Implementing Forth in Lisp

It isn’t too hard to write a Forth. I started by reading JonesForth, a tutorial on writing forth in assembly in only a few hundred loc. Forth only needs a few things:

  1. A set of primitives (not written in forth, written in your host language or assembly).

  2. A big space (raw memory or an array) to hold the compiled stuff.

  3. Two dictionaries that associate a name with an address in the space. One is for regular words, the other is for ‘compiler’ words, which are like Lisp macros.

  4. A place to store the input code that is to be compiled.

  5. A couple of variables: @here holds the address of the beginning of unused space and @target (which is either dictionary or compile) which tells us which dictionary will record the address of the function we are defining. These variables are read by Forth as well, so I store them as the first 2 things in space.

  6. An ESI pointer (where the next instruction is located), and a data stack and a return stack. I pass them as arguments, but you could give them a fixed location (or register…).

;; Space for primitives (requirement 1) and compiled words (requirement 2)
(defparameter *primitive* (make-array 128 :initial-element nil))
(defparameter *space* (make-array 512 :initial-element nil))

;; Two dictionarys (requirement 3)
(defparameter *dictionary* nil)
(defparameter *compile* nil)
;; A place to store the code to be compiled (requirement 4)
(defvar *input* nil)    
;; Lisp-accessible 'here' and 'target' (requirement 5)
(define-symbol-macro @here   (svref *space* 0))
(define-symbol-macro @target (svref *space* 1))
(setf @here 130 @target 'dictionary)

Then we need an accessor for the space that makes everything appear like a single continuous array.

(defun esi-value (addr)
   (if (< addr 128) (svref *primitive* addr) (svref *space* (- addr 128))))
(defun set-esi-value (addr v)
  (if (< addr 128)
      (setf (svref *primitive* addr) v)
      (setf (svref *space* (- addr 128)) v)))
(defsetf esi-value set-esi-value)

To actually invoke a forth word we have two cases: if the target is a primitive function, funcall it. If it’s an integer then we keep following esi-value’s until we come to a primitive function. While doing this, store the ESI on the return stack, so our program can find its way back. Meanwhile next is a function used by primitives; primitives don’t ‘return’ in the normal way, they jump directly to the instruction pointed too by ESI.

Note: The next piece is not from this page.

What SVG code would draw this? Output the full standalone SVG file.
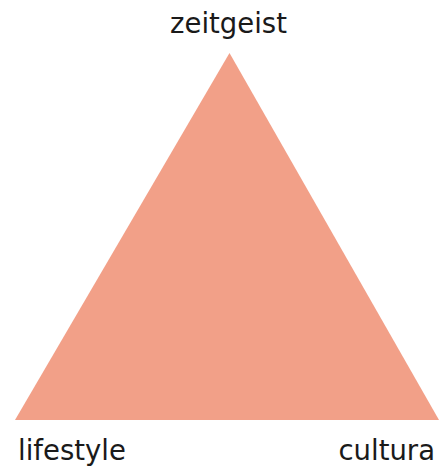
<svg xmlns="http://www.w3.org/2000/svg" width="439" height="466" viewBox="0 0 439 466">
<style>
.lbl{font-family:"DejaVu Sans",sans-serif;font-size:27.5px;fill:#1a1a1a}
</style>
<rect width="439" height="466" fill="#ffffff"/>
<g id="triangle">
<polygon points="229.5,53 15,420 439,420" fill="#F2A088"/>
</g>
<g id="connectors"></g>
<g id="zeitgeist"><text class="lbl" x="228.5" y="33" text-anchor="middle">zeitgeist</text></g>
<g id="lifestyle"><text class="lbl" x="18" y="460">lifestyle</text></g>
<g id="cultura"><text class="lbl" x="435" y="460" text-anchor="end">cultura</text></g>
</svg>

(defun fcall (target esi stack rstack)
  (etypecase target
    (function (funcall target esi stack rstack))
    (number (fcall (esi-value target) (1+ target) stack (cons esi rstack)))))
(defun next (esi stack rstack) (fcall (esi-value esi) (1+ esi) stack rstack))
(defmacro defprim (name number &rest body)
  `(setf (svref *primitive* ,number) #'(lambda (esi stack rstack) ,@body)
         *dictionary* (acons ',name ,number *dictionary*)))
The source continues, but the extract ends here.